If you’re looking for a new phone number with a 404 area code, you’re out of luck.

The national organization that assigns area codes won’t be giving any more numbers with area codes that have long been associated with Atlanta. That includes you, 678.

“Primarily for Downtown Atlanta and surrounding areas, the number is going to be 470,” John Manning, the senior director for the Virginia-based North American Number Planning Association, told The Atlanta Journal-Constitution. “404 just recently assigned its last prefix.”

About 8 million prefixes – the three digits immediately after the area code – can exist in any area code.

That limit for 404, Manning said, was reached Oct. 11 – more than six decades after 404 was assigned to Atlanta.

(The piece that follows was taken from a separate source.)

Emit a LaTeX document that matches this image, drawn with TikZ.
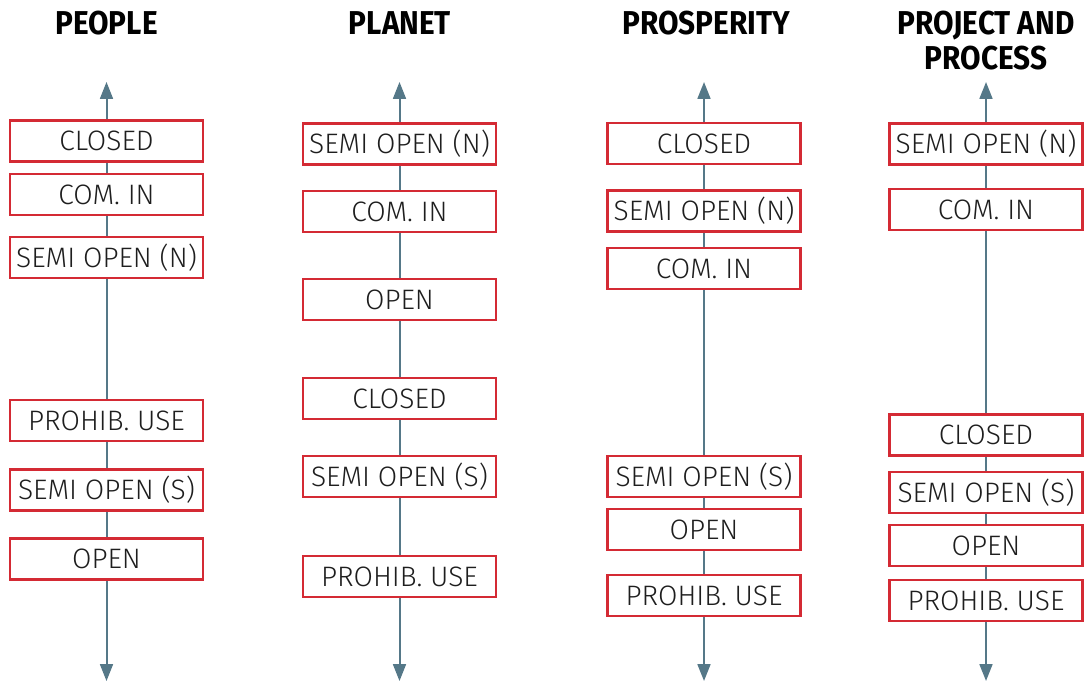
\documentclass[tikz,border=0pt]{standalone}
\usepackage{fontspec}
\setmainfont{Fira Sans}
\newfontfamily\boxfont{Fira Sans Light}
\newfontfamily\titlefont{Fira Sans}[FakeStretch=0.9]
\usetikzlibrary{arrows.meta}
\definecolor{boxred}{RGB}{212,42,52}
\definecolor{axisgray}{RGB}{85,120,136}
\definecolor{textgray}{RGB}{30,30,30}
\tikzset{
  stbox/.style={draw=boxred, line width=0.065cm, fill=white, minimum width=4.825cm,
    minimum height=1.025cm, inner sep=0pt, text=textgray,
    font=\boxfont\fontsize{20}{20}\selectfont},
  axis/.style={draw=axisgray, line width=0.05cm,
    {Triangle[length=0.42cm,width=0.32cm]}-{Triangle[length=0.42cm,width=0.32cm]}},
  coltitle/.style={align=center, text=black, font=\titlefont\bfseries\fontsize{23.5}{24.9}\selectfont}
}
\begin{document}
\begin{tikzpicture}
                \useasboundingbox (0,0) rectangle (27.125000,17.050000);
                
                % Titles
                \node (tpeople) [coltitle] at (2.662500,16.475000) {PEOPLE};
                \node (tplanet) [coltitle] at (10.000000,16.475000) {PLANET};
                \node (tprosp) [coltitle] at (17.650000,16.475000) {PROSPERITY};
                \node (tproject) [coltitle] at (24.650000,16.037500) {PROJECT AND\\PROCESS};
                
                % Axis ends
                \coordinate (peopletop) at (2.662500,15.000000);
                \coordinate (peoplebot) at (2.662500,0.025000);
                \coordinate (planettop) at (9.987500,15.000000);
                \coordinate (planetbot) at (9.987500,0.025000);
                \coordinate (prosptop) at (17.600000,15.000000);
                \coordinate (prospbot) at (17.600000,0.025000);
                \coordinate (projecttop) at (24.650000,15.000000);
                \coordinate (projectbot) at (24.650000,0.025000);
                
                % Drawing axes
                \draw [axis] (peoplebot) -- (peopletop);%
                \draw [axis] (planetbot) -- (planettop);%
                \draw [axis] (prospbot) -- (prosptop);%
                \draw [axis] (projectbot) -- (projecttop);%
                
                % Boxes of People
                \node (pe1) [stbox] at (2.662500,13.525000) {CLOSED};
                \node (pe2) [stbox] at (2.662500,12.187500) {COM. IN};
                \node (pe3) [stbox] at (2.662500,10.612500) {SEMI OPEN (N)};
                \node (pe4) [stbox] at (2.662500,6.537500) {PROHIB. USE};
                \node (pe5) [stbox] at (2.662500,4.800000) {SEMI OPEN (S)};
                \node (pe6) [stbox] at (2.662500,3.075000) {OPEN};
                
                % Boxes of Planet
                \node (pl1) [stbox] at (9.987500,13.450000) {SEMI OPEN (N)};
                \node (pl2) [stbox] at (9.987500,11.762500) {COM. IN};
                \node (pl3) [stbox] at (9.987500,9.562500) {OPEN};
                \node (pl4) [stbox] at (9.987500,7.087500) {CLOSED};
                \node (pl5) [stbox] at (9.987500,5.137500) {SEMI OPEN (S)};
                \node (pl6) [stbox] at (9.987500,2.637500) {PROHIB. USE};
                
                % Boxes of Prosperity
                \node (pr1) [stbox] at (17.600000,13.462500) {CLOSED};
                \node (pr2) [stbox] at (17.600000,11.775000) {SEMI OPEN (N)};
                \node (pr3) [stbox] at (17.600000,10.337500) {COM. IN};
                \node (pr4) [stbox] at (17.600000,5.137500) {SEMI OPEN (S)};
                \node (pr5) [stbox] at (17.600000,3.812500) {OPEN};
                \node (pr6) [stbox] at (17.600000,2.162500) {PROHIB. USE};
                
                % Boxes of Project and process
                \node (pp1) [stbox] at (24.650000,13.450000) {SEMI OPEN (N)};
                \node (pp2) [stbox] at (24.650000,11.812500) {COM. IN};
                \node (pp3) [stbox] at (24.650000,6.175000) {CLOSED};
                \node (pp4) [stbox] at (24.650000,4.737500) {SEMI OPEN (S)};
                \node (pp5) [stbox] at (24.650000,3.412500) {OPEN};
                \node (pp6) [stbox] at (24.650000,2.037500) {PROHIB. USE};
\end{tikzpicture}
\end{document}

No existing phone numbers will change, NANPA officials said, but any new ones will have only the 470 area code, which was chosen at random and solely because of the availability of that particular combination of numbers.

Manning attributes the need for more area codes to a consistent, significant population surge. Metro Atlanta now has four: 470, the now-full 404 and 678; and 770, which was created in 1995 and is assigned primarily to outer metro Atlanta phone lines.

“It’s not a Texas or a New York, but Georgia does have quite a bit of growth, primarily due to your Atlanta metropolitan area,” he said.

Metro Atlanta isn’t the only region where demand for phone numbers exhausted the long-standing area code.

New Athens, North Georgia, Augusta, LaGrange and Columbus phone numbers will start seeing 762 area codes because telephone number combinations with the 706 area code were exhausted last week, Manning said.